Samenvattend: de samengestelde lustintensiteit LI(t) is tot t=3 gelijk aan LIv(t), en vanaf dat moment gelijk aan formule 7c. Figuur 3 geeft LI(t) grafisch weer. Tot aan t=3 zal de Robinson persoon uitsluitend vissen, en daarna besteedt hij van elke tijdseenheid een derde aan visserij en tweederde aan de graanoogst. Voor t=6 wordt er 4 uren gevist en 2 uren geoogst. Voor t=9 wordt er 5 uren gevist, en 4 uren geoogst (zie ook het voorgaande). Enzovoort. De Wolff merkt nog op, dat de volgorde van de werkzaamheden weinig uitmaakt. Het staat de Robinson persoon vrij om bij een negen-urige werkdag eerst 4 uren te oogsten, en daarna 5 uren te vissen7.

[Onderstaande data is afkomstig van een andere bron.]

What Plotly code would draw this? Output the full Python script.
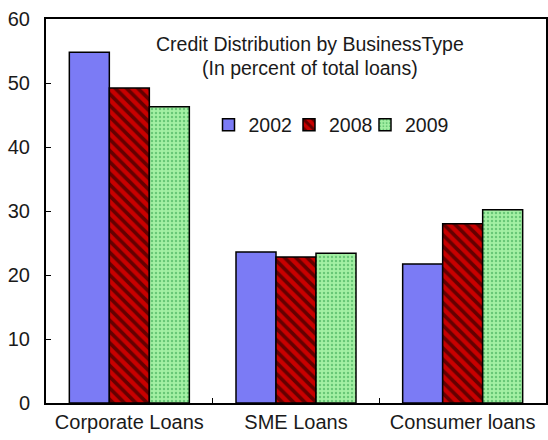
import plotly.graph_objects as go

categories = ["Corporate Loans", "SME Loans", "Consumer loans"]
years = ["2002", "2008", "2009"]
share_2002 = [54.8, 23.6, 21.7]
share_2008 = [49.2, 22.8, 28.0]
share_2009 = [46.3, 23.4, 30.2]
y_ticks = [0, 10, 20, 30, 40, 50, 60]
title_lines = ["Credit Distribution by BusinessType", "(In percent of total loans)"]

FONT = "Liberation Sans, Arial, sans-serif"
TEXT = "#1a1a1a"

styles = {
    "2002": dict(color="#7B7BF5", pattern=dict(shape="")),
    "2008": dict(color="#C80000",
                 pattern=dict(shape="\\", fgcolor="#000000", size=8, solidity=0.45)),
    "2009": dict(color="#A4F0A4",
                 pattern=dict(shape=".", fgcolor="#2E9E4A", size=4, solidity=0.3)),
}

# each year gets its own legend box so the entries can sit close together
legend_ids = ["legend", "legend2", "legend3"]
legend_x = [0.325, 0.486, 0.638]

fig = go.Figure()
for year, values, lg in zip(years, [share_2002, share_2008, share_2009], legend_ids):
    st = styles[year]
    fig.add_trace(go.Bar(
        x=categories, y=values, name=year, legend=lg,
        marker=dict(color=st["color"], pattern=st["pattern"],
                    line=dict(color="#000000", width=1.5)),
    ))

# two-line title inside the plot area, with tight line spacing
for line, ypos in zip(title_lines, [0.934, 0.873]):
    fig.add_annotation(
        text=line, xref="paper", yref="paper", x=0.528, y=ypos,
        xanchor="center", yanchor="middle", showarrow=False,
        font=dict(family=FONT, size=19.5, color=TEXT),
    )

legend_style = dict(orientation="h", y=0.724, xanchor="left", yanchor="middle",
                    bgcolor="rgba(0,0,0,0)", font=dict(size=19.5), itemwidth=30)

fig.update_layout(
    width=548, height=440,
    margin=dict(l=46, r=2, t=19, b=37, autoexpand=False),
    paper_bgcolor="white", plot_bgcolor="white",
    barmode="group", bargap=0.28, bargroupgap=0,
    font=dict(family=FONT, size=20, color=TEXT),
    showlegend=True,
    **{lg: dict(x=lx, **legend_style) for lg, lx in zip(legend_ids, legend_x)},
    xaxis=dict(showline=True, linecolor="#000000", linewidth=2, mirror=True,
               ticks="inside", tickson="boundaries", ticklen=5, tickcolor="#000000",
               showgrid=False, tickfont=dict(size=20), tickangle=0, automargin=False),
    yaxis=dict(range=[0, 60], tickvals=y_ticks, showline=True, linecolor="#000000",
               linewidth=2, mirror=True, ticks="inside", ticklen=5, tickcolor="#000000",
               showgrid=False, zeroline=False, tickfont=dict(size=20),
               ticklabelstandoff=10, automargin=False),
)

fig.write_html("out.html")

Tenslotte wil de Wolff zijn rekenvoorbeeld algemener maken, en vraagt zich af, hoe de lustintensiteit zal verlopen bij een willekeurig groot aantal producten. Hij is van mening, dat de zojuist beschreven procedure voor elk extra product opnieuw kan worden toegepast. In plaats van twee lijnstukken, zoals in figuur 3, zal de lustintensiteit worden samengesteld uit een groter aantal lijnstukken. In plaats van een enkele knik, zoals in figuur 3, zal de intensiteit een aantal knikken vertonen. De lustintensiteit krijgt dan de gedaante, die in figuur 4 is geschetst. Bij een zeer groot aantal producten zou zij zelfs overgaan in een vloeiende kromme. Hier moet echter wel de kanttekening bij worden geplaatst, dat de hele procedure alleen toepasbaar is, zolang het lustgevoel van de producten de gedaante L(t) = c×t + d×t2 heeft. Die gedaante is natuurlijk allerminst dwingend noodzakelijk 8. Het dalende verloop van de samengestelde lustintensiteit is het equivalent van de Eerste Wet van Gossen, die men tegenwoordig ook wel de wet van het dalende grensnut noemt. Men ziet dat het model van de Wolff uitnodigt tot een vergelijking met de conventionele nutstheorie9.